If someone is going to make your life into a movie, who would play you?

I’ll be submitting pretty solidly for that part. Or if it’s after the fact, my son can play me.

What are your future plans? Inside your career or out of it.

Future Plans? Keep dreaming. I want to work with Ridley Scott, and Spielberg – I want to work with the greats. I am going to keep seeking roles that talk about stuff that fascinates me. I’ve done reasonably well so far in attracting a variety of roles. I know that at some point when you become visible you have a brand, and so far the kind of roles I’ve been attracting that are getting me some visibility are characters that I don’t mind being branded with.

Is there is anything else or interesting you can tell us?

I was given some great advice by an Italian actor Franco Nero. I took a flight some years back with him back to London. He said that movies are called this because every frame is moving. TV is still sometimes. Never in ‘Movies’. He said your best friend is the cameraman and the lighting guys. Understand the relationship between camera and light. If your director tells you to hit a mark and move your head here on this line then you do that. If he is good it’s because his cameraman had told him to. And that’s because the lighting is in place for that position.
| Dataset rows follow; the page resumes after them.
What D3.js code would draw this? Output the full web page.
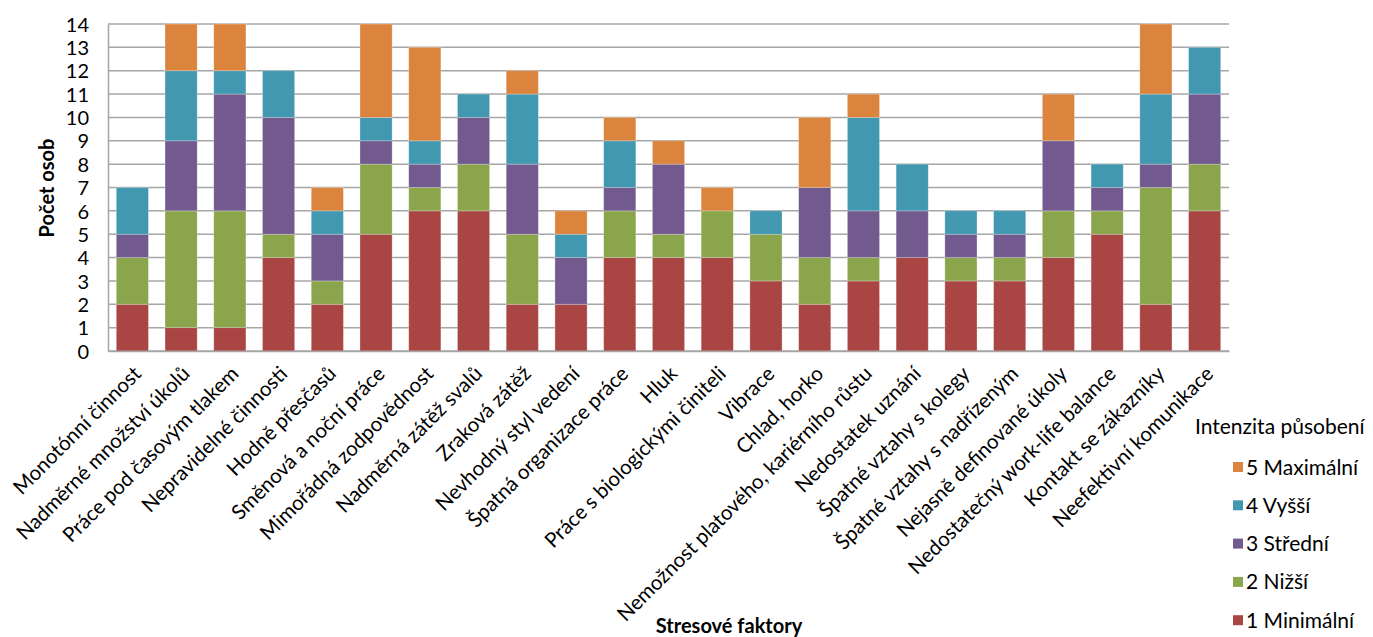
<!DOCTYPE html>
<html>
<head>
<meta charset="utf-8">
<script src="https://cdn.jsdelivr.net/npm/d3@7"></script>
<style>
  body { margin: 0; background: #fff; }
  text { font-family: Lato, "Open Sans", sans-serif; fill: #000; }
</style>
</head>
<body>
<div id="chart"></div>
<script>
// categories (stress factors)
const categories = [
  'Monotónní činnost', 'Nadměrné množství úkolů', 'Práce pod časovým tlakem',
  'Nepravidelné činnosti', 'Hodně přesčasů', 'Směnová a noční práce',
  'Mimořádná zodpovědnost', 'Nadměrná zátěž svalů', 'Zraková zátěž',
  'Nevhodný styl vedení', 'Špatná organizace práce', 'Hluk',
  'Práce s biologickými činiteli', 'Vibrace', 'Chlad, horko',
  'Nemožnost platového, kariérního růstu', 'Nedostatek uznání',
  'Špatné vztahy s kolegy', 'Špatné vztahy s nadřízeným',
  'Nejasně definované úkoly', 'Nedostatečný work-life balance',
  'Kontakt se zákazníky', 'Neefektivní komunikace'
];

// series values, one per intensity level
const minimalni = [2, 1, 1, 4, 2, 5, 6, 6, 2, 2, 4, 4, 4, 3, 2, 3, 4, 3, 3, 4, 5, 2, 6];
const nizsi     = [2, 5, 5, 1, 1, 3, 1, 2, 3, 0, 2, 1, 2, 2, 2, 1, 0, 1, 1, 2, 1, 5, 2];
const stredni   = [1, 3, 5, 5, 2, 1, 1, 2, 3, 2, 1, 3, 0, 0, 3, 2, 2, 1, 1, 3, 1, 1, 3];
const vyssi     = [2, 3, 1, 2, 1, 1, 1, 1, 3, 1, 2, 0, 0, 1, 0, 4, 2, 1, 1, 0, 1, 3, 2];
const maximalni = [0, 2, 2, 0, 1, 4, 4, 0, 1, 1, 1, 1, 1, 0, 3, 1, 0, 0, 0, 2, 0, 3, 0];

const seriesNames = ['1 Minimální', '2 Nižší', '3 Střední', '4 Vyšší', '5 Maximální'];
const seriesValues = [minimalni, nizsi, stredni, vyssi, maximalni];
const colors = ['#a94644', '#8aa54c', '#725a8e', '#4298b0', '#db843d'];
const yTicks = d3.range(0, 15);

const width = 1373, height = 637;
const margin = { top: 24, right: 144, bottom: 286, left: 108 };
const innerW = width - margin.left - margin.right;
const innerH = height - margin.top - margin.bottom;

// build rows for d3.stack
const rows = categories.map(function (c, i) {
  const r = { cat: c };
  seriesNames.forEach(function (s, j) { r[s] = seriesValues[j][i]; });
  return r;
});
const stacked = d3.stack().keys(seriesNames)(rows);

const x = d3.scaleBand()
  .domain(categories)
  .range([0, innerW])
  .paddingInner(0.34)
  .paddingOuter(0.17);

const y = d3.scaleLinear()
  .domain([0, 14])
  .range([innerH, 0]);

const svg = d3.select('#chart').append('svg')
  .attr('width', width)
  .attr('height', height);

const g = svg.append('g')
  .attr('transform', 'translate(' + margin.left + ',' + margin.top + ')');

// gridlines
g.append('g')
  .selectAll('line')
  .data(yTicks)
  .enter().append('line')
  .attr('x1', 0)
  .attr('x2', innerW)
  .attr('y1', function (d) { return y(d); })
  .attr('y2', function (d) { return y(d); })
  .attr('stroke', '#a6a6a6')
  .attr('stroke-width', 1.5);

// y axis
const yAxis = g.append('g')
  .call(d3.axisLeft(y).tickValues(yTicks).tickSize(0).tickPadding(19));
yAxis.select('.domain').attr('stroke', '#a6a6a6').attr('stroke-width', 1.5);
yAxis.selectAll('text')
  .style('font-size', '20px')
  .attr('dy', '0.36em');

// bars
g.append('g')
  .selectAll('g')
  .data(stacked)
  .enter().append('g')
  .attr('fill', function (d, i) { return colors[i]; })
  .selectAll('rect')
  .data(function (d) { return d; })
  .enter().append('rect')
  .attr('x', function (d) { return x(d.data.cat); })
  .attr('y', function (d) { return y(d[1]); })
  .attr('width', x.bandwidth())
  .attr('height', function (d) { return y(d[0]) - y(d[1]); })
  .attr('stroke', '#ffffff')
  .attr('stroke-opacity', 0.35)
  .attr('stroke-width', 0.8);

// x axis
const xAxis = g.append('g')
  .attr('transform', 'translate(0,' + innerH + ')')
  .call(d3.axisBottom(x).tickSize(0).tickPadding(0));
xAxis.select('.domain').attr('stroke', '#a6a6a6').attr('stroke-width', 1.5);
xAxis.selectAll('text')
  .style('font-size', '20.5px')
  .style('text-anchor', 'end')
  .attr('dy', 0)
  .attr('transform', 'translate(10,24) rotate(-45)');

// axis titles
svg.append('text')
  .attr('transform', 'translate(54,188) rotate(-90)')
  .attr('text-anchor', 'middle')
  .style('font-size', '20px')
  .style('font-weight', 'bold')
  .text('Počet osob');

svg.append('text')
  .attr('x', 729)
  .attr('y', 633)
  .attr('text-anchor', 'middle')
  .style('font-size', '20px')
  .style('font-weight', 'bold')
  .text('Stresové faktory');

// legend
const legend = svg.append('g');
legend.append('text')
  .attr('x', 1195)
  .attr('y', 434)
  .style('font-size', '21px')
  .text('Intenzita působení');

const items = legend.selectAll('g.item')
  .data(seriesNames.slice().reverse())
  .enter().append('g')
  .attr('class', 'item')
  .attr('transform', function (d, i) { return 'translate(1233,' + (467 + i * 38.3) + ')'; });
items.append('rect')
  .attr('x', 0)
  .attr('y', -5)
  .attr('width', 10)
  .attr('height', 10)
  .attr('fill', function (d) { return colors[seriesNames.indexOf(d)]; });
items.append('text')
  .attr('x', 13)
  .attr('y', 0)
  .attr('dy', '0.36em')
  .style('font-size', '21px')
  .text(function (d) { return d; });
</script>
</body>
</html>
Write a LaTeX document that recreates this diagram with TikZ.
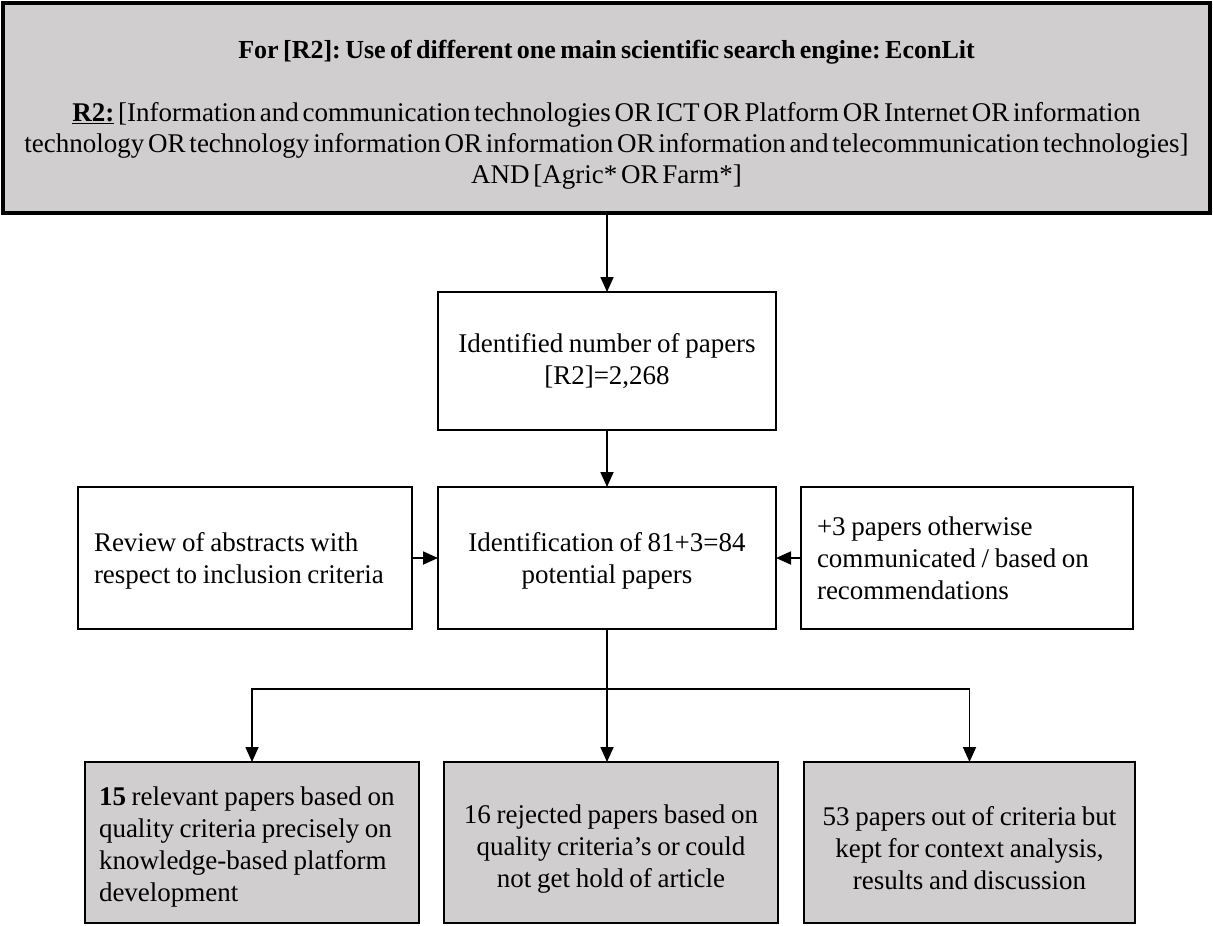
\documentclass[tikz,border=0pt]{standalone}
\usepackage{fontspec}
\setmainfont{Liberation Serif}
\usetikzlibrary{arrows.meta,calc}
\definecolor{boxgray}{HTML}{D0CECE}
% narrow interword spacing, no hyphenation
\newcommand{\tightwords}[1]{\spaceskip=#1em\relax\xspaceskip=#1em\relax\hyphenpenalty=10000\relax}
\begin{document}
\frenchspacing
\begin{tikzpicture}[x=1pt,y=-1pt,
  every node/.style={font=\fontsize{27}{32}\selectfont, inner sep=0pt, outer sep=0pt},
  box/.style={draw=black, line width=2.3pt, anchor=north west, align=flush center,
    execute at begin node=\tightwords{0.21}},
  greybox/.style={box, fill=boxgray},
  % a taller first line pushes the text block down
  lower/.style={execute at begin node={\tightwords{0.21}\rule{0pt}{#1}}},
  link/.style={line width=1.8pt, -{Triangle[length=15pt,width=13pt]}},
  plainlink/.style={line width=1.8pt}
]
\useasboundingbox (0,0) rectangle (1213,926);

% search query box
\node[greybox, line width=3.2pt, minimum width=1207pt, minimum height=210pt, text width=1200pt,
      font=\fontsize{27}{31}\selectfont, execute at begin node={\tightwords{0.14}\rule{0pt}{32pt}}]
  (query) at (3,3)
  {{\fontsize{26}{31}\selectfont\tightwords{0.17}\bfseries For [R2]: Use of different one main scientific search engine: EconLit}\\[32pt]
   \tightwords{0.14}\underline{\textbf{R2:}} [Information and communication technologies OR ICT OR Platform OR Internet OR information\\
   technology OR technology information OR information OR information and telecommunication technologies]\\
   AND [Agric* OR Farm*]};

% identified papers
\node[box, minimum width=338pt, minimum height=138pt, text width=320pt]
  (ident) at (438,292) {Identified number of papers\\{}[R2]=2,268};

% screening row
\node[box, minimum width=334pt, minimum height=142pt, text width=302pt, align=flush left, lower=24pt]
  (review) at (78,487) {Review of abstracts with\\respect to inclusion criteria};
\node[box, minimum width=338pt, minimum height=142pt, text width=320pt, lower=24pt]
  (potential) at (438,487) {Identification of 81+3=84\\potential papers};
\node[box, minimum width=332pt, minimum height=142pt, text width=300pt, align=flush left]
  (extra) at (801,487) {+3 papers otherwise\\communicated / based on\\recommendations};

% outcome row
\node[greybox, minimum width=334pt, minimum height=161pt, text width=306pt, align=flush left, lower=28pt]
  (relevant) at (85,762) {\textbf{15} relevant papers based on\\quality criteria precisely on\\knowledge-based platform\\development};
\node[greybox, minimum width=334pt, minimum height=161pt, text width=320pt, lower=32pt]
  (rejected) at (444,762) {16 rejected papers based on\\quality criteria’s or could\\not get hold of article};
\node[greybox, minimum width=331pt, minimum height=161pt, text width=320pt, lower=30pt]
  (context) at (804,762) {53 papers out of criteria but\\kept for context analysis,\\results and discussion};

% connectors
\draw[link] (query.south -| ident.north) -- (ident.north);
\draw[link] (ident.south) -- (potential.north);
\draw[link] (review.east) -- (potential.west);
\draw[link] (extra.west) -- (potential.east);

\coordinate (split) at ($(potential.south)+(0,60)$);
\draw[plainlink] (potential.south) -- (split);
\draw[link] (split) -| (relevant.north);
\draw[link] (split) -| (context.north);
\draw[link] (split) -- (split |- rejected.north);
\end{tikzpicture}
\end{document}
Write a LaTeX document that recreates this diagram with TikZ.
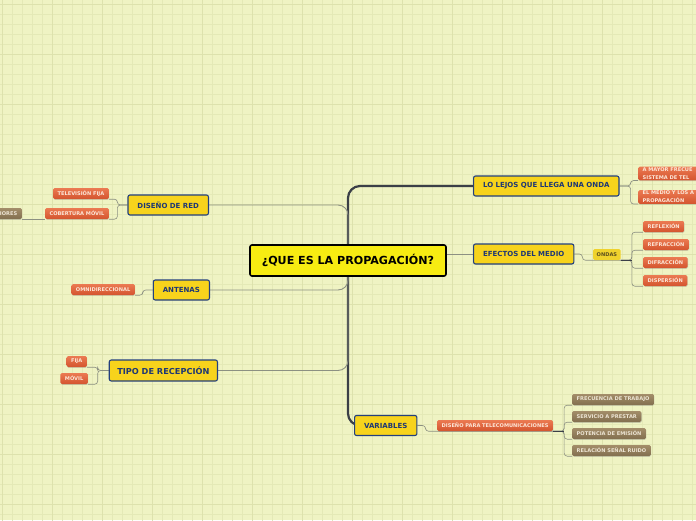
\documentclass[tikz,border=0pt]{standalone}
\usepackage{fontspec}
\setsansfont{DejaVu Sans}
\renewcommand{\familydefault}{\sfdefault}
\usepackage{xcolor}
\usetikzlibrary{positioning, shadows}

\definecolor{fondo}{HTML}{EFF3C3}
\definecolor{rejilla}{HTML}{E4E9B6}
\definecolor{rejillados}{HTML}{DDE2AD}
\definecolor{raizfill}{HTML}{F7EC12}
\definecolor{temafill}{HTML}{F7D31C}
\definecolor{temaborde}{HTML}{23407E}
\definecolor{tematexto}{HTML}{1E3774}
\definecolor{naranjaA}{HTML}{EB7A52}
\definecolor{naranjaB}{HTML}{D4542E}
\definecolor{naranjatexto}{HTML}{FCE6D8}
\definecolor{marronA}{HTML}{A38D69}
\definecolor{marronB}{HTML}{826F4F}
\definecolor{marrontexto}{HTML}{EDE5D4}
\definecolor{ondasfill}{HTML}{EFD22C}
\definecolor{ondastexto}{HTML}{5A4E1E}
\definecolor{troncocol}{HTML}{3B3F47}
\definecolor{enlacecol}{HTML}{8C9082}

\pgfdeclarelayer{fondocapa}
\pgfdeclarelayer{enlaces}
\pgfsetlayers{fondocapa,enlaces,main}

\begin{document}
\begin{tikzpicture}[x=1pt, y=-1pt,
    raiz/.style={draw=black, line width=1.6pt, fill=raizfill, rounded corners=2pt,
        minimum width=196pt, minimum height=31pt, font=\fontsize{11.1}{12}\bfseries},
    tema/.style={draw=temaborde, line width=1.1pt, fill=temafill, rounded corners=2pt,
        minimum height=20pt, inner xsep=9.5pt, font=\fontsize{7}{8}\bfseries, text=tematexto},
    subnaranja/.style={top color=naranjaA, bottom color=naranjaB, rounded corners=1.5pt,
        minimum height=11pt, inner xsep=4.5pt, inner ysep=1pt, text=naranjatexto,
        font=\fontsize{5.1}{7.8}\bfseries,
        drop shadow={shadow xshift=0.4pt, shadow yshift=-0.8pt, opacity=0.3}},
    submarron/.style={subnaranja, top color=marronA, bottom color=marronB, text=marrontexto},
    ondas/.style={fill=ondasfill, rounded corners=1.5pt, minimum height=11pt, inner xsep=3.5pt,
        font=\fontsize{5.1}{6}\bfseries, text=ondastexto},
    tronco/.style={draw=troncocol, line width=2.2pt, rounded corners=12pt},
    enlace/.style={draw=enlacecol, line width=0.9pt, rounded corners=10pt},
    sub/.style={draw=enlacecol, line width=0.6pt, rounded corners=3pt},
]
    \useasboundingbox (0,0) rectangle (696,520);

    % Fondo cuadriculado
    \begin{pgfonlayer}{fondocapa}
        \fill[fondo] (0,0) rectangle (696,520);
        \draw[rejilla, line width=0.5pt, shift={(2,4)}, step=10pt] (-2,-4) grid (696,520);
        \draw[rejillados, line width=0.7pt, shift={(2,4)}, step=50pt] (-2,-4) grid (696,520);
    \end{pgfonlayer}

    % Idea central
    \node[raiz] (raiz) at (348,260.5) {¿QUE ES LA PROPAGACIÓN?};

    % Temas principales
    \node[tema, anchor=west] (lejos) at (473,186) {LO LEJOS QUE LLEGA UNA ONDA};
    \node[tema, anchor=west] (efectos) at (473,254) {EFECTOS DEL MEDIO};
    \node[tema, anchor=west] (variables) at (354,425.5) {VARIABLES};
    \node[tema, anchor=east] (diseno) at (209,205) {DISEÑO DE RED};
    \node[tema, anchor=east] (antenas) at (210,290) {ANTENAS};
    \node[tema, anchor=east, minimum height=21pt, inner xsep=8pt, font=\fontsize{8.2}{9}\bfseries]
        (recepcion) at (218,370.5) {TIPO DE RECEPCIÓN};

    % Subtemas
    \node[subnaranja, anchor=west, text width=62pt, align=left] (frecuencia) at (638,173.5)
        {A MAYOR FRECUE\\SISTEMA DE TEL};
    \node[subnaranja, anchor=west, text width=62pt, align=left] (medio) at (638,197)
        {EL MEDIO Y LOS A\\PROPAGACIÓN};
    \node[ondas, anchor=west] (ondasn) at (593,254.5) {ONDAS};
    \node[subnaranja, anchor=west] (reflexion) at (643,226.5) {REFLEXIÓN};
    \node[subnaranja, anchor=west] (refraccion) at (643,244.5) {REFRACCIÓN};
    \node[subnaranja, anchor=west] (difraccion) at (643,262.5) {DIFRACCIÓN};
    \node[subnaranja, anchor=west] (dispersion) at (643,280.5) {DISPERSIÓN};
    \node[subnaranja, anchor=west] (disenotel) at (437,425.5) {DISEÑO PARA TELECOMUNICACIONES};
    \node[submarron, anchor=west] (trabajo) at (572,399.5) {FRECUENCIA DE TRABAJO};
    \node[submarron, anchor=west] (prestar) at (572,416.5) {SERVICIO A PRESTAR};
    \node[submarron, anchor=west] (emision) at (572,433.5) {POTENCIA DE EMISIÓN};
    \node[submarron, anchor=west] (ruido) at (572,450.5) {RELACIÓN SEÑAL RUIDO};
    \node[subnaranja, anchor=east] (tvfija) at (109,193.5) {TELEVISIÓN FIJA};
    \node[subnaranja, anchor=east] (cobertura) at (109,213.5) {COBERTURA MÓVIL};
    \node[submarron, anchor=east] (iores) at (22,213.5) {IORES};
    \node[subnaranja, anchor=east] (omni) at (135,289.5) {OMNIDIRECCIONAL};
    \node[subnaranja, anchor=east] (fija) at (87,361.5) {FIJA};
    \node[subnaranja, anchor=east] (movil) at (88,378.5) {MÓVIL};

    \begin{pgfonlayer}{enlaces}
        % Tronco y ramas
        \draw[tronco] (lejos.west) -| (raiz.center) |- (variables.west);
        \draw[enlace] (diseno.east) -| (raiz.north);
        \draw[enlace] (antenas.east) -| (raiz.south);
        \draw[enlace] (recepcion.east) -| (raiz.south);
        \draw[enlace] (efectos.west) -- (efectos.west -| raiz.east);

        % Lado derecho
        \foreach \n in {frecuencia, medio}
            \draw[sub] (lejos.east) -- ++(11,0) |- (\n.south west);
        \draw[sub] (efectos.east) -- ++(8,0) |- (ondasn.south west) -- (ondasn.south east);
        \foreach \n in {reflexion, refraccion, difraccion, dispersion}
            \draw[sub] (ondasn.south east) -- ++(11,0) |- (\n.south west);
        \draw[troncocol, line width=1.1pt] (ondasn.south east) -- ++(11,0);
        \draw[sub] (variables.east) -- ++(8,0) |- (disenotel.south west) -- (disenotel.south east);
        \foreach \n in {trabajo, prestar, emision, ruido}
            \draw[sub] (disenotel.south east) -- ++(11,0) |- (\n.south west);
        \draw[troncocol, line width=1.1pt] (disenotel.south east) -- ++(11,0);

        % Lado izquierdo
        \foreach \n in {tvfija, cobertura}
            \draw[sub] (diseno.west) -- ++(-10,0) |- (\n.south east);
        \draw[sub] (cobertura.south west) -- (iores.south east);
        \draw[sub] (antenas.west) -- ++(-10,0) |- (omni.south east);
        \foreach \n in {fija, movil}
            \draw[sub] (recepcion.west) -- ++(-11,0) |- (\n.south east);
    \end{pgfonlayer}
\end{tikzpicture}
\end{document}
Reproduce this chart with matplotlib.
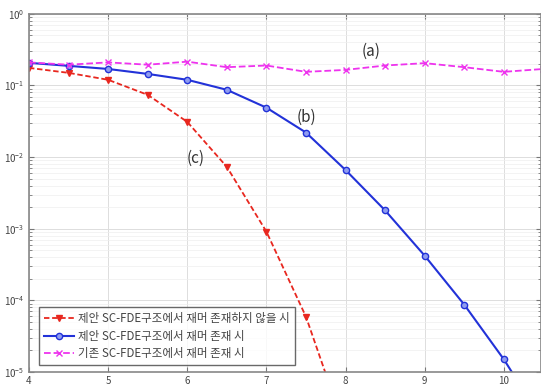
import matplotlib
matplotlib.use('Agg')
import matplotlib.pyplot as plt
import numpy as np

plt.rcParams['font.family'] = ['Noto Sans CJK KR', 'DejaVu Sans']

# SNR (dB) 축
snr = [4, 4.5, 5, 5.5, 6, 6.5, 7, 7.5, 8, 8.5, 9, 9.5, 10, 10.5]

# (a) 기존 SC-FDE구조에서 재머 존재 시
ber_a = [0.21, 0.195, 0.21, 0.195, 0.215, 0.18, 0.19, 0.155, 0.165, 0.19, 0.205, 0.18, 0.155, 0.17]
# (b) 제안 SC-FDE구조에서 재머 존재 시
ber_b = [0.207, 0.188, 0.17, 0.145, 0.12, 0.087, 0.049, 0.022, 0.0066, 0.0018, 4.2e-4, 8.7e-5, 1.5e-5, 2.0e-6]
# (c) 제안 SC-FDE구조에서 재머 존재하지 않을 시
snr_c = [4, 4.5, 5, 5.5, 6, 6.5, 7, 7.5, 8]
ber_c = [0.176, 0.15, 0.12, 0.074, 0.031, 0.0073, 9.1e-4, 5.9e-5, 1.5e-6]

labels = ['제안 SC-FDE구조에서 재머 존재하지 않을 시',
          '제안 SC-FDE구조에서 재머 존재 시',
          '기존 SC-FDE구조에서 재머 존재 시']

fig = plt.figure(figsize=(5.41, 3.85), dpi=100)
ax = fig.add_axes([0.0536, 0.034, 0.9464, 0.930])

ax.semilogy(snr_c, ber_c, linestyle=(0, (3, 1.5)), color='#e8271f', marker='v', markersize=4.5,
            markerfacecolor='#e8271f', linewidth=1.3, label=labels[0])
ax.semilogy(snr, ber_b, '-', color='#2232d8', marker='o', markersize=4.5,
            markerfacecolor='#8f9cf0', linewidth=1.5, label=labels[1])
ax.semilogy(snr, ber_a, '--', color='#ee33ee', marker='x', markersize=4.5,
            linewidth=1.3, label=labels[2])

ax.set_xlim(4, 10.47)
ax.set_ylim(1e-5, 1)
ax.set_xticks([4, 5, 6, 7, 8, 9, 10])
ax.grid(True, which='major', color='#dddddd', linewidth=0.7)
ax.grid(True, which='minor', color='#eeeeee', linewidth=0.5)
ax.tick_params(which='both', direction='in', top=True, right=True,
               labelsize=7, labelcolor='#444444', color='#777777')
ax.tick_params(axis='x', pad=3)
for s in ax.spines.values():
    s.set_color('#888888')
    s.set_linewidth(1.2)

ax.text(8.32, 0.26, '(a)', fontsize=11, color='#333333', ha='center')
ax.text(7.50, 0.031, '(b)', fontsize=11, color='#333333', ha='center')
ax.text(6.11, 0.0082, '(c)', fontsize=11, color='#333333', ha='center')

leg = ax.legend(loc='lower left', bbox_to_anchor=(0.019, 0.018),
                frameon=True, fancybox=False, edgecolor='#444444',
                handlelength=2.6, borderpad=0.45, labelspacing=0.4,
                handletextpad=0.4, borderaxespad=0,
                prop={'family': ['Noto Sans CJK KR', 'DejaVu Sans'], 'size': 8.3})
leg.get_frame().set_linewidth(1.0)
for t in leg.get_texts():
    t.set_color('#444444')

fig.savefig('out.png', dpi=100)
For you, If you know your work, your craft, your team, and you can listen to what they are telling you when your head is on a 50-foot screen – you do your work as an actor, but you hit that mark the cameras has asked of you.

This is when you see the complete artistry that is the collaboration of the Director, Actor, Camera, and Light. And that alchemy is where the medium can touch and change the world emotionally, with the right sound!

This is why we are fans of movies and this is why we became Moviemakers.